(Entries with chart source code)
☆ ☆ ☆ ☆ ☆ ☆ ☆

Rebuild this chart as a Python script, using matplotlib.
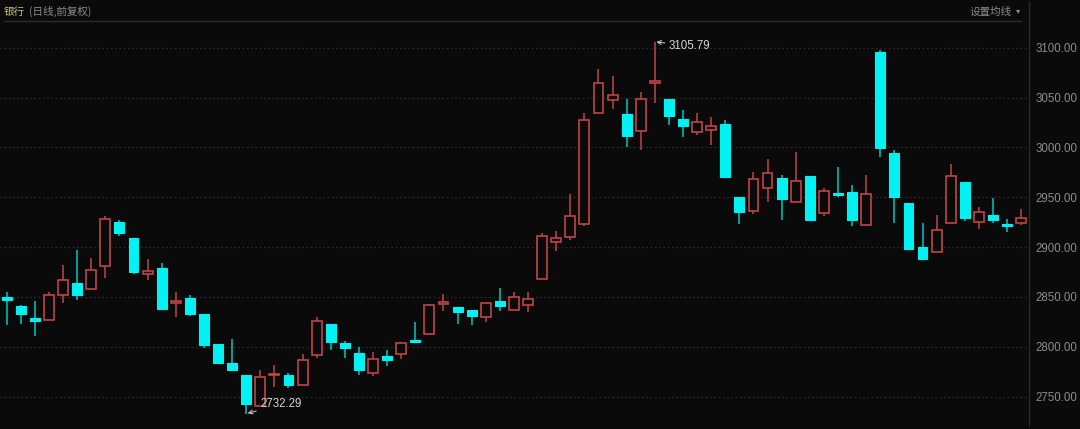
import matplotlib
matplotlib.use("Agg")
import matplotlib.pyplot as plt
from matplotlib.lines import Line2D
import numpy as np

# ---- data (OHLC) ----
opens = [2850, 2841, 2829, 2827, 2852, 2864, 2858, 2881, 2925, 2909,
         2873, 2879, 2844, 2849, 2833, 2803, 2784, 2772, 2741, 2772,
         2772, 2762, 2792, 2823, 2804, 2794, 2774, 2791, 2793, 2807,
         2813, 2843, 2840, 2837, 2830, 2846, 2837, 2842, 2868, 2905,
         2910, 2923, 3035, 3048, 3033, 3016, 3065, 3049, 3028, 3015,
         3017, 3023, 2950, 2936, 2959, 2969, 2945, 2971, 2934, 2954,
         2955, 2922, 3096, 2994, 2944, 2900, 2895, 2924, 2965, 2925,
         2932, 2923, 2924]
highs = [2855, 2842, 2846, 2855, 2882, 2897, 2889, 2931, 2927, 2909,
         2888, 2884, 2855, 2852, 2833, 2803, 2808, 2772, 2777, 2782,
         2774, 2793, 2830, 2823, 2806, 2800, 2795, 2797, 2805, 2825,
         2843, 2853, 2840, 2837, 2844, 2859, 2855, 2855, 2914, 2916,
         2953, 3035, 3079, 3072, 3049, 3056, 3105.79, 3049, 3038, 3035,
         3030, 3027, 2950, 2975, 2988, 2972, 2995, 2971, 2959, 2980,
         2962, 2972, 3098, 2997, 2944, 2924, 2932, 2983, 2965, 2940,
         2949, 2928, 2938]
lows = [2822, 2823, 2811, 2827, 2844, 2847, 2858, 2869, 2911, 2873,
        2867, 2838, 2830, 2831, 2799, 2784, 2777, 2732.29, 2741, 2760,
        2759, 2762, 2789, 2797, 2789, 2772, 2771, 2781, 2788, 2804,
        2813, 2836, 2823, 2822, 2825, 2836, 2837, 2835, 2868, 2896,
        2907, 2921, 3035, 3039, 3000, 2997, 3045, 3022, 3010, 3012,
        3002, 2970, 2923, 2933, 2945, 2927, 2945, 2927, 2931, 2950,
        2921, 2922, 2990, 2924, 2898, 2888, 2895, 2924, 2926, 2918,
        2924, 2915, 2922]
closes = [2847, 2833, 2826, 2852, 2867, 2852, 2877, 2928, 2914, 2875,
          2876, 2838, 2846, 2833, 2802, 2784, 2777, 2743, 2770, 2773,
          2762, 2787, 2826, 2805, 2799, 2777, 2788, 2787, 2804, 2805,
          2842, 2845, 2835, 2831, 2844, 2841, 2850, 2848, 2911, 2909,
          2931, 3027, 3065, 3053, 3011, 3049, 3067, 3031, 3021, 3025,
          3021, 2970, 2935, 2968, 2974, 2948, 2966, 2927, 2956, 2952,
          2927, 2953, 2999, 2950, 2898, 2888, 2917, 2971, 2929, 2935,
          2927, 2921, 2929]
y_ticks = [2750, 2800, 2850, 2900, 2950, 3000, 3050, 3100]
high_label = "3105.79"
low_label = "2732.29"
title_main = "银行"
title_sub = "(日线,前复权)"
ma_label = "设置均线"

# ---- style ----
BG = "#0a0a0a"
UP = "#c24444"
DOWN = "#00f2f2"
GRID = "#2e2e2e"
TXT = "#8c8c8c"

W, H = 1080, 429
fig = plt.figure(figsize=(W / 100, H / 100), dpi=100, facecolor=BG)

ax_left, ax_right = 0 / W, 1029 / W
ax_top, ax_bot = 1 - 21 / H, 0.0
ax = fig.add_axes([ax_left, ax_bot, ax_right - ax_left, ax_top - ax_bot])
ax.set_facecolor(BG)

# pixel -> data calibration
x0, dx = 6.7, 14.09
ax.set_xlim(-x0 / dx, (1029 - x0) / dx)
y_px_3100, px_per_pt = 47.7, 0.997
ax.set_ylim(3100 - (429 - y_px_3100) / px_per_pt,
            3100 + (y_px_3100 - 21) / px_per_pt)

for t in y_ticks:
    ax.axhline(t, color=GRID, lw=0.9, ls=(0, (1.2, 2.2)), zorder=0)

n = len(opens)
xs = np.arange(n)
bw = 0.70
for i in range(n):
    o, h, l, c = opens[i], highs[i], lows[i], closes[i]
    top, bot = max(o, c), min(o, c)
    hgt = max(top - bot, 1.0)
    if c >= o:
        ax.vlines(xs[i], top, h, color=UP, lw=1.1, zorder=2)
        ax.vlines(xs[i], l, bot, color=UP, lw=1.1, zorder=2)
        ax.bar(xs[i], hgt, bottom=bot, width=bw, facecolor=BG,
               edgecolor=UP, linewidth=1.2, zorder=3)
    else:
        ax.vlines(xs[i], l, h, color="#00c8c8", lw=1.1, zorder=2)
        ax.bar(xs[i], hgt, bottom=bot, width=bw, facecolor=DOWN,
               edgecolor=DOWN, linewidth=0.8, zorder=3)

# high / low annotations
ihi = int(np.argmax(highs))
ilo = int(np.argmin(lows))
ax.annotate(high_label, xy=(ihi + 0.1, highs[ihi]),
            xytext=(ihi + 1.0, highs[ihi] - 4),
            color="#d6d6d6", fontsize=8.3, family="Liberation Sans",
            ha="left", va="center",
            arrowprops=dict(arrowstyle="->", color="#bdbdbd", lw=0.8,
                            shrinkA=1, shrinkB=0, mutation_scale=7))
ax.annotate(low_label, xy=(ilo + 0.1, lows[ilo] + 1),
            xytext=(ilo + 1.0, lows[ilo] + 10),
            color="#d6d6d6", fontsize=8.3, family="Liberation Sans",
            ha="left", va="center",
            arrowprops=dict(arrowstyle="->", color="#bdbdbd", lw=0.8,
                            shrinkA=1, shrinkB=0, mutation_scale=7))

# axes / ticks
for s in ax.spines.values():
    s.set_visible(False)
ax.set_xticks([])
ax.yaxis.tick_right()
ax.set_yticks(y_ticks)
ax.set_yticklabels([f"{t:.2f}" for t in y_ticks])
ax.tick_params(axis="y", length=0, pad=4.5, colors=TXT, labelsize=8.3)
for lab in ax.get_yticklabels():
    lab.set_family("Liberation Sans")

# separators
fig.add_artist(Line2D([1029 / W, 1029 / W], [1 - 2 / H, 1 - 425 / H],
                      color="#2a2a2a", lw=1.0))
fig.add_artist(Line2D([4 / W, 1021 / W], [1 - 20.5 / H, 1 - 20.5 / H],
                      color="#2c2c2c", lw=1.0))

# header texts
cjk = ["Noto Sans CJK SC", "DejaVu Sans"]
fig.text(4 / W, 1 - 11.5 / H, title_main, color="#c9bd7c", fontsize=7.6,
         family=cjk, ha="left", va="center")
fig.text(29 / W, 1 - 11.5 / H, title_sub, color="#8a8a8a", fontsize=7.6,
         family=cjk, ha="left", va="center")
fig.text(1012 / W, 1 - 11.5 / H, ma_label, color="#8a8a8a", fontsize=7.6,
         family=cjk, ha="right", va="center")
fig.text(1018 / W, 1 - 11 / H, "▾", color="#8a8a8a", fontsize=6,
         family="DejaVu Sans", ha="center", va="center")

fig.savefig("out.png", dpi=100, facecolor=BG)
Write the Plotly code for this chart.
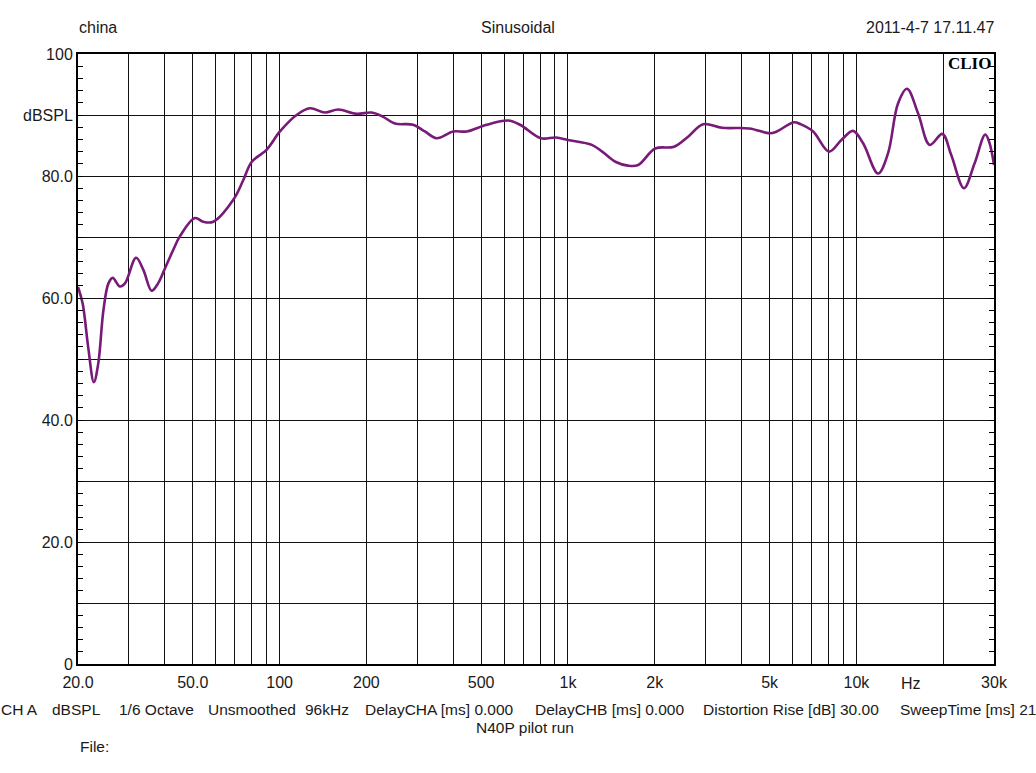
import numpy as np
import plotly.graph_objects as go

# ---- data ----
freq_hz = [20, 20.76, 21.7, 22.7, 23.5, 24.5, 25.5, 26.4, 27.9, 29.1, 31.8, 33.7, 36.0, 37.9,
           40, 42.8, 45.1, 50.9, 54.4, 58.9, 69.1, 74.8, 80.0, 90.1, 100.3, 114.5, 127.4,
           143.6, 159.7, 184.9, 208.5, 228.7, 251, 290.5, 319, 350, 400, 445, 522, 620,
           682, 804, 909, 1000, 1210, 1314, 1466, 1614, 1751, 2006, 2332, 2602, 2941,
           3421, 4256, 5012, 5297, 6070, 6400, 7080, 8040, 8870, 9730, 10540, 11890,
           12870, 13940, 14980, 16360, 17970, 19870, 21340, 23600, 25700, 27980, 28950, 30000]
spl_db = [61.8, 59.1, 51.9, 46.2, 49.2, 58.0, 62.4, 63.3, 61.9, 62.4, 66.6, 64.6, 61.2, 62.4,
          64.8, 67.9, 70.1, 73.1, 72.5, 72.5, 76.1, 79.3, 82.3, 84.3, 87.3, 90.0, 91.1,
          90.4, 90.9, 90.2, 90.4, 89.7, 88.6, 88.4, 87.3, 86.2, 87.3, 87.3, 88.4, 89.1,
          88.4, 86.2, 86.3, 85.9, 85.1, 84.0, 82.3, 81.7, 81.8, 84.5, 84.8, 86.4, 88.5,
          87.9, 87.8, 87.0, 87.3, 88.8, 88.5, 87.3, 84.0, 85.9, 87.4, 85.4, 80.4,
          83.7, 91.9, 94.3, 90.3, 85.1, 86.9, 83.4, 78.0, 82.1, 86.8, 85.4, 81.8]

x_grid = [20, 30, 40, 50, 60, 70, 80, 90, 100, 200, 300, 400, 500, 600, 700, 800, 900,
          1000, 2000, 3000, 4000, 5000, 6000, 7000, 8000, 9000, 10000, 20000, 30000]
x_labels = {20: "20.0", 50: "50.0", 100: "100", 200: "200", 500: "500", 1000: "1k",
            2000: "2k", 5000: "5k", 10000: "10k", 30000: "30k"}
y_grid = [0, 10, 20, 30, 40, 50, 60, 70, 80, 90, 100]
y_labels = {0: "0", 20: "20.0", 40: "40.0", 60: "60.0", 80: "80.0", 90: "dBSPL", 100: "100"}

info_items = ["CH A", "dBSPL", "1/6 Octave", "Unsmoothed", "96kHz", "DelayCHA [ms] 0.000",
              "DelayCHB [ms] 0.000", "Distortion Rise [dB] 30.00", "SweepTime [ms] 21"]
info_left_px = [-1, 50, 117, 206, 303, 363, 533, 701, 898]

# ---- layout geometry ----
W, H = 1036, 773
L, R, T, B = 78, 994, 54, 664
FONT = "Liberation Sans, Arial, sans-serif"
TXT = "#1a1a1a"

def px(xp):
    return (xp - L) / (R - L)

def py(yp):
    return (B - yp) / (B - T)

fig = go.Figure()
fig.add_trace(go.Scatter(x=freq_hz, y=spl_db, mode="lines",
                         line=dict(color="#781a78", width=2.6, shape="spline", smoothing=1.0),
                         hoverinfo="x+y", showlegend=False))

fig.update_layout(
    width=W, height=H,
    margin=dict(l=L, r=W - R, t=T, b=H - B),
    paper_bgcolor="white", plot_bgcolor="white",
    font=dict(family=FONT, size=16, color=TXT),
    xaxis=dict(type="log", range=[np.log10(20), np.log10(30000)],
               tickmode="array", tickvals=x_grid,
               ticktext=[x_labels.get(v, "") for v in x_grid],
               showgrid=True, gridcolor="#111111", gridwidth=1,
               showline=True, linecolor="black", linewidth=2, mirror=True,
               ticks="", ticklabelstandoff=3,
               tickfont=dict(size=16, color=TXT), zeroline=False),
    yaxis=dict(range=[0, 100], tickmode="array", tickvals=y_grid,
               ticktext=[y_labels.get(v, "") for v in y_grid],
               showgrid=True, gridcolor="#111111", gridwidth=1,
               showline=True, linecolor="black", linewidth=2, mirror="ticks",
               ticks="inside", ticklen=5, tickcolor="black", tickwidth=1,
               minor=dict(tickmode="linear", tick0=0, dtick=2, ticks="inside",
                          ticklen=5, tickcolor="black", tickwidth=1, showgrid=False),
               tickfont=dict(size=16, color=TXT), zeroline=False),
)

ann = []
def add(text, xp, yp, xanchor="left", size=16, family=FONT, color=TXT):
    ann.append(dict(text=text, x=px(xp), y=py(yp), xref="paper", yref="paper",
                    xanchor=xanchor, yanchor="middle", showarrow=False,
                    font=dict(family=family, size=size, color=color)))

add("china", 77, 27)
add("Sinusoidal", 518, 27, xanchor="center")
add("2011-4-7 17.11.47", 997, 27, xanchor="right")
add("<b>CLIO</b>", 993, 63, xanchor="right", size=17,
    family="Liberation Serif, Times New Roman, serif", color="black")
add("Hz", 911, 683, xanchor="center")
for t, xl in zip(info_items, info_left_px):
    add(t, xl, 709, size=15.5)
add("N40P pilot run", 525, 727, xanchor="center", size=15.5)
add("File:", 78, 746, size=15.5)

fig.update_layout(annotations=ann)
fig.write_html("out.html", config={"displayModeBar": False},
               post_script="document.body.style.margin='0';")
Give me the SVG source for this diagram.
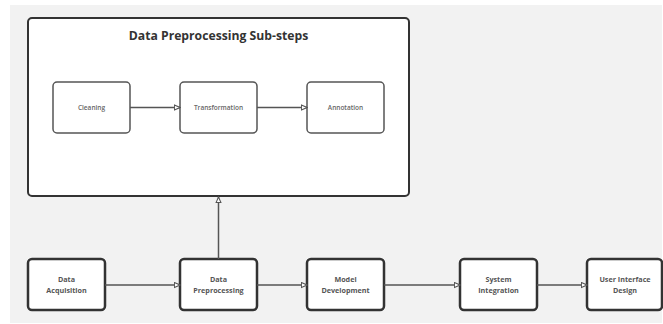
<svg xmlns="http://www.w3.org/2000/svg" width="663" height="324" viewBox="0 0 663 324">
<style>
.bg{fill:#f2f2f2}
.container{fill:#fff;stroke:#333;stroke-width:2}
.inner{fill:#fff;stroke:#555;stroke-width:1.5}
.main{fill:#fff;stroke:#333;stroke-width:2.5}
.title{font-family:"Open Sans",sans-serif;font-weight:700;font-size:12.2px;fill:#333;text-anchor:middle}
.small{font-family:"Open Sans",sans-serif;font-weight:600;font-size:6.5px;fill:#666;text-anchor:middle}
.label{font-family:"Open Sans",sans-serif;font-weight:700;font-size:7.2px;fill:#555;text-anchor:middle}
.conn{stroke:#555;stroke-width:1.5;fill:none;marker-end:url(#arr)}
</style>
<defs>
<marker id="arr" viewBox="0 0 10 10" refX="9" refY="5" markerWidth="7" markerHeight="7" orient="auto" markerUnits="userSpaceOnUse">
<path d="M1,1.5 L9,5 L1,8.5 Z" fill="#fff" stroke="#555" stroke-width="1.5"/>
</marker>
</defs>
<rect class="bg" x="10" y="5" width="652" height="318"/>
<g id="sub-steps">
<rect class="container" x="28" y="18" width="381" height="178" rx="4"/>
<text class="title" x="218.5" y="40">Data Preprocessing Sub-steps</text>
</g>
<g id="cleaning">
<rect class="inner" x="53" y="82" width="77" height="51" rx="4"/>
<text class="small" x="91.5" y="109.5">Cleaning</text>
</g>
<g id="transformation">
<rect class="inner" x="180" y="82" width="77" height="51" rx="4"/>
<text class="small" x="218.5" y="109.5">Transformation</text>
</g>
<g id="annotation">
<rect class="inner" x="307" y="82" width="77" height="51" rx="4"/>
<text class="small" x="345.5" y="109.5">Annotation</text>
</g>
<g id="data-acquisition">
<rect class="main" x="28" y="259" width="77" height="51" rx="4"/>
<text class="label" x="66.5" y="282">Data</text>
<text class="label" x="66.5" y="293">Acquisition</text>
</g>
<g id="data-preprocessing">
<rect class="main" x="180" y="259" width="77" height="51" rx="4"/>
<text class="label" x="218.5" y="282">Data</text>
<text class="label" x="218.5" y="293">Preprocessing</text>
</g>
<g id="model-development">
<rect class="main" x="307" y="259" width="77" height="51" rx="4"/>
<text class="label" x="345.5" y="282">Model</text>
<text class="label" x="345.5" y="293">Development</text>
</g>
<g id="system-integration">
<rect class="main" x="460" y="259" width="77" height="51" rx="4"/>
<text class="label" x="498.5" y="282">System</text>
<text class="label" x="498.5" y="293">Integration</text>
</g>
<g id="ui-design">
<rect class="main" x="587" y="259" width="75" height="51" rx="4"/>
<text class="label" x="625" y="282">User Interface</text>
<text class="label" x="625" y="293">Design</text>
</g>
<g id="connectors">
<line class="conn" x1="130" y1="107.5" x2="180" y2="107.5"/>
<line class="conn" x1="257" y1="107.5" x2="307" y2="107.5"/>
<line class="conn" x1="105" y1="285" x2="180" y2="285"/>
<line class="conn" x1="257" y1="285" x2="307" y2="285"/>
<line class="conn" x1="384" y1="285" x2="460" y2="285"/>
<line class="conn" x1="537" y1="285" x2="587" y2="285"/>
<line class="conn" x1="218.5" y1="259" x2="218.5" y2="197"/>
</g>
</svg>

☆ ☆ ☆ ☆ ☆ ☆ ☆

-- PROBLEM DETAILS --
Omit all pictures, and reproduce exactly the lines from the one holding "Write the Plotly code for this chart." through the one holding "import plotly.graph_objects as go", both included.

-- THE RESULT --
Write the Plotly code for this chart.
import numpy as np
import plotly.graph_objects as go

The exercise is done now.